Perhaps the most significant aspect of a step-parent adoption is the role of the non-custodial parent. In order to complete a step-parent adoption the child’s non-custodial parent must consent, have had their parental rights terminated, or be found by the court to have abandoned the child. When one of these conditions is satisfied, the non-custodial parent has no further responsibilities to the child, including the payment of child support. The only aspect of the legal relationship between the non-custodial parent and the child that is preserved is the child’s status as a potential heir of the non-custodial parent.
If the child’s non-custodial birth parent is willing to voluntarily surrender their parental rights and consent to the adoption, the step-parent adoption can proceed without a court determining that the non-custodial parent has abandoned the child. However, if the non-custodial birth parent is not willing to surrender his or her rights, the court must intervene. The petitioner will need to collect evidence to present to the family court judge in support of his or her case.
If the child’s non-custodial parent is not willing to voluntarily surrender their parental rights, the court must find that the non-custodial parent had the ability to support the minor child and has failed to do so for two or more years and that the non-custodial parent had the ability to maintain a relationship with the minor child and has failed to do so for two or more years. The person petitioning to adopt the child can allege this in their petition for adoption, and must attach an additional form swearing to the truth of that allegation.

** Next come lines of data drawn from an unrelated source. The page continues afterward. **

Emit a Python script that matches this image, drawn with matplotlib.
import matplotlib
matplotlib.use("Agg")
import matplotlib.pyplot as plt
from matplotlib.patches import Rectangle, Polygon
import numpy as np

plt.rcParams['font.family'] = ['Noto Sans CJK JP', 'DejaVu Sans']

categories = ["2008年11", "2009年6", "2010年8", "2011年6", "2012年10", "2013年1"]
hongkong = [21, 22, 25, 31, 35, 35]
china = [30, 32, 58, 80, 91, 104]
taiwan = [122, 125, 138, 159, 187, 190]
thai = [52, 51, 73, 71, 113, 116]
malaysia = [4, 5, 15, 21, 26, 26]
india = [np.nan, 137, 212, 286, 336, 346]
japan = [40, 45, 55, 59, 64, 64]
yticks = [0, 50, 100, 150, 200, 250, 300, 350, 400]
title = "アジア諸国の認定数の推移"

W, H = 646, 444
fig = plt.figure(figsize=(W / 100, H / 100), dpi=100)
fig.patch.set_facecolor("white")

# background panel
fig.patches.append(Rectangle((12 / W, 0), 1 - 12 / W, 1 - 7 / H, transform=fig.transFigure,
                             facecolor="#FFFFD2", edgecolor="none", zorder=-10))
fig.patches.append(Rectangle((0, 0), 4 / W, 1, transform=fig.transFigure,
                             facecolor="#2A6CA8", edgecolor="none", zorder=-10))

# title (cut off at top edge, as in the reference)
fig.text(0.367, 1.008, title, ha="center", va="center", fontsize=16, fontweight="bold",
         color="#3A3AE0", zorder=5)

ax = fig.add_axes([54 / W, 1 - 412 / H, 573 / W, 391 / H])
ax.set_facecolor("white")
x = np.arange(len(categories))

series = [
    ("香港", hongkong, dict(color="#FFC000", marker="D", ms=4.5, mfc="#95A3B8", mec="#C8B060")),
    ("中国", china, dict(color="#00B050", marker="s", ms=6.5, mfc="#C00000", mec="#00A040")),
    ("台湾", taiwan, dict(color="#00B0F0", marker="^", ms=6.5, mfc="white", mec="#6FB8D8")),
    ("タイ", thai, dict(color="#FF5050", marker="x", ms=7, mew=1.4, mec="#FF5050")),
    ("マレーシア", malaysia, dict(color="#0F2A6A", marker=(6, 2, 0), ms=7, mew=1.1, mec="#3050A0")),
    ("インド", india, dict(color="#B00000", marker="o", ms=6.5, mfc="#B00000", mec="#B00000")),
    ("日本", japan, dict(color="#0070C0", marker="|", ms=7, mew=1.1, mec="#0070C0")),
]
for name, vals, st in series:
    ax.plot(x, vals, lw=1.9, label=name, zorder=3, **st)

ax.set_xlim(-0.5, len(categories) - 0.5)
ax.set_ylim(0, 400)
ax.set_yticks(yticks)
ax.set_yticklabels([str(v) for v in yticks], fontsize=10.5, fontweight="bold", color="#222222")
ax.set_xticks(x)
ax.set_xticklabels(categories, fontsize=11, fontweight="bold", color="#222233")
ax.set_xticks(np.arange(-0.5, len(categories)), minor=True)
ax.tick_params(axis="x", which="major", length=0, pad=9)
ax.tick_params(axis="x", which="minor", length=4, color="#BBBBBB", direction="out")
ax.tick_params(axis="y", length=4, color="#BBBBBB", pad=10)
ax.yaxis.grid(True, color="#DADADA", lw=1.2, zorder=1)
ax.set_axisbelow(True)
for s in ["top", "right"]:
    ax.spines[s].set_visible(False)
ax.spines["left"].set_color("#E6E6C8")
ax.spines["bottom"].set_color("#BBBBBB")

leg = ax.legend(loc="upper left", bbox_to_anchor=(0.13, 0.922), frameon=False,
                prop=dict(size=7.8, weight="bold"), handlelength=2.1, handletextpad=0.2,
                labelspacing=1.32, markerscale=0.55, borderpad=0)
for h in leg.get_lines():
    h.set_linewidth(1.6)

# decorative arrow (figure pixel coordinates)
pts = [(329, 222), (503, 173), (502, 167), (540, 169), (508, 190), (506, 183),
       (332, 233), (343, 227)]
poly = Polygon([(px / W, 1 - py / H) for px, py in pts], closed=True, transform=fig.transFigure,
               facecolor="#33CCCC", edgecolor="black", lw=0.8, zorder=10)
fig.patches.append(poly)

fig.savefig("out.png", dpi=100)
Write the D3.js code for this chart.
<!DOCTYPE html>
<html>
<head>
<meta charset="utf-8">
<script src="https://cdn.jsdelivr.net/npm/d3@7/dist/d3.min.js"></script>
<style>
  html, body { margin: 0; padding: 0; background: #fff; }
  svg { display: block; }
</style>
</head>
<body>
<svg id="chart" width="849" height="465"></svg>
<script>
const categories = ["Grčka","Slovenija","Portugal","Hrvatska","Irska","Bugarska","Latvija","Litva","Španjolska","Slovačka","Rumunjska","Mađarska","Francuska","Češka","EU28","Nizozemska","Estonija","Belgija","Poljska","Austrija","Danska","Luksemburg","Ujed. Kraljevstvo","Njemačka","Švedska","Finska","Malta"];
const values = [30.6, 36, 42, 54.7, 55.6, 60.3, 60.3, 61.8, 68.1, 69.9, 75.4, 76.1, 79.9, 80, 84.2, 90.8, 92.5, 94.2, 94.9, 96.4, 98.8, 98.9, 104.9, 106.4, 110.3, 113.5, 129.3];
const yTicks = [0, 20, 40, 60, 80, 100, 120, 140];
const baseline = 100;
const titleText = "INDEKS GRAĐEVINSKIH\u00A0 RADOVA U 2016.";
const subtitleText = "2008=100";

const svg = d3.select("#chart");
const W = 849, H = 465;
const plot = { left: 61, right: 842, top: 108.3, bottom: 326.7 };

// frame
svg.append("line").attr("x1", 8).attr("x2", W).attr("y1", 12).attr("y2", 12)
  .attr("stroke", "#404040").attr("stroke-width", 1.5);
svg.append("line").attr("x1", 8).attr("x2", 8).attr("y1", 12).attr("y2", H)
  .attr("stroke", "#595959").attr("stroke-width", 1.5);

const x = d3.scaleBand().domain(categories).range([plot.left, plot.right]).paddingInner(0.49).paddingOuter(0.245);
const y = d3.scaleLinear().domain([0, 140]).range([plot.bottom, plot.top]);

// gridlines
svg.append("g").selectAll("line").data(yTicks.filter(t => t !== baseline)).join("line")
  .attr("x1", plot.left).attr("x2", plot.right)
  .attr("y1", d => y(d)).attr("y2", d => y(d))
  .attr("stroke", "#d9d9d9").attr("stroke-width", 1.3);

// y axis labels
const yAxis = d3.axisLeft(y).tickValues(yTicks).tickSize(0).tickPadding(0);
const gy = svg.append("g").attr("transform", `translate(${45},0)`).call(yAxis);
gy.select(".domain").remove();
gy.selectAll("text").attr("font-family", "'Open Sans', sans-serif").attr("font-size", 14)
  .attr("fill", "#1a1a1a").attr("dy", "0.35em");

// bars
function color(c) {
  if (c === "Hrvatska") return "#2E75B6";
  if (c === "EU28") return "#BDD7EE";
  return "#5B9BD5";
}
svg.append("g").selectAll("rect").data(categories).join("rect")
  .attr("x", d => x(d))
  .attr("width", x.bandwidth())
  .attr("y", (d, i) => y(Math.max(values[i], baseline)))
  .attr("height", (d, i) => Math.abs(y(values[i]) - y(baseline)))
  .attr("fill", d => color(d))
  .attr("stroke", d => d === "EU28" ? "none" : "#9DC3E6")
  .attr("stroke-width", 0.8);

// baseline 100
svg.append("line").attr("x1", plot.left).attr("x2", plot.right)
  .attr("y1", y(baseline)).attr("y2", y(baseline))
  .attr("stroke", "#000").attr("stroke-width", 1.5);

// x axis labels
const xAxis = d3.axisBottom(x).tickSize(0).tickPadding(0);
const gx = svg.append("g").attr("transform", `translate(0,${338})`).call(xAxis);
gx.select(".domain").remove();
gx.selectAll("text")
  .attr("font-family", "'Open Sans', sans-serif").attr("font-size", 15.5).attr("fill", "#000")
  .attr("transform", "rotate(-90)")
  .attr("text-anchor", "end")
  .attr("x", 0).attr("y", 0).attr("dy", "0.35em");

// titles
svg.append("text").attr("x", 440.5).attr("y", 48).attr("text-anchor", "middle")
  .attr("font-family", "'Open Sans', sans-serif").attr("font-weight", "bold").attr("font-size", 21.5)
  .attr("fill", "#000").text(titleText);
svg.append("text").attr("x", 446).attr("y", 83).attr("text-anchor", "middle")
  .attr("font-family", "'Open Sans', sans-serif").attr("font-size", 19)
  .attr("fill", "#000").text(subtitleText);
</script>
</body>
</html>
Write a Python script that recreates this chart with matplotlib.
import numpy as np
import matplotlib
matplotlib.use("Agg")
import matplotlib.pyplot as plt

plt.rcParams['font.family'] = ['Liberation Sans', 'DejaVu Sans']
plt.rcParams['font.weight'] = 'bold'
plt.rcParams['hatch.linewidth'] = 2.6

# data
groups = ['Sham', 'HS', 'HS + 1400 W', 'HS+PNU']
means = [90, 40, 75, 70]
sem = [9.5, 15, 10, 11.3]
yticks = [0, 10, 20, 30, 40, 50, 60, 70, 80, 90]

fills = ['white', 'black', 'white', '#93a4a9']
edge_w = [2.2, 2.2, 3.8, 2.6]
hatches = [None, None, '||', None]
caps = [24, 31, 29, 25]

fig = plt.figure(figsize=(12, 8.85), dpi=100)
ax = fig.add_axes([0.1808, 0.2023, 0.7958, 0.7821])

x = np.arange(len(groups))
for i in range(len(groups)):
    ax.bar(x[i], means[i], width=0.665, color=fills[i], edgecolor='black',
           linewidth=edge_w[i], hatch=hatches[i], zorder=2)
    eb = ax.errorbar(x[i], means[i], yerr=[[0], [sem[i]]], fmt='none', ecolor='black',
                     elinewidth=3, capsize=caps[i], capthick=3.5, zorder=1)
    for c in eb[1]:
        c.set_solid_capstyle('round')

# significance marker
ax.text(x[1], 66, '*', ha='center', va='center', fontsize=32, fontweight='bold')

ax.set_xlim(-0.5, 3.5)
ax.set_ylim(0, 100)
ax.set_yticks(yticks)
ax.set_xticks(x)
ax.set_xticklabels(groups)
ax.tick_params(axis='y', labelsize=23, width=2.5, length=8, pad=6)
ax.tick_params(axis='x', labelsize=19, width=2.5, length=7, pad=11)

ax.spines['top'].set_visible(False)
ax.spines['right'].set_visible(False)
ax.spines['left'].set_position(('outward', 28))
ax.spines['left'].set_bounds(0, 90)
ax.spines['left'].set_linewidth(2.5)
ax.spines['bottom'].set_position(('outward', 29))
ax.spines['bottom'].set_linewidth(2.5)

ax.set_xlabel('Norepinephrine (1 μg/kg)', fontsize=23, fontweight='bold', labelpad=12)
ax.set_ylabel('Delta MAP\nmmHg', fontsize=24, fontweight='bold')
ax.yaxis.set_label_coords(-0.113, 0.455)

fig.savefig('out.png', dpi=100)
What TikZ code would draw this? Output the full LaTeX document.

In a landmark case for step-parent adoption the Michigan Supreme Court upheld a Court of Appeals ruling that required the custodial parent to have sole legal custody before a petition for step-parent adoption can be filed. For details on this decision, click on our blog post detailing this important adoption case. Because this case was controversial, legislation has been proposed to eliminate what many characterize as an onerous requirement for any petitioner of step-parent adoption.
The final requirement for a successful step-parent adoption is the consent of the child. If the would-be adoptee is 14 or older then they must consent to the step-parent adoption. As with many things, this is accomplished through the use of a government issued form, available from the State Court Administrator’s website.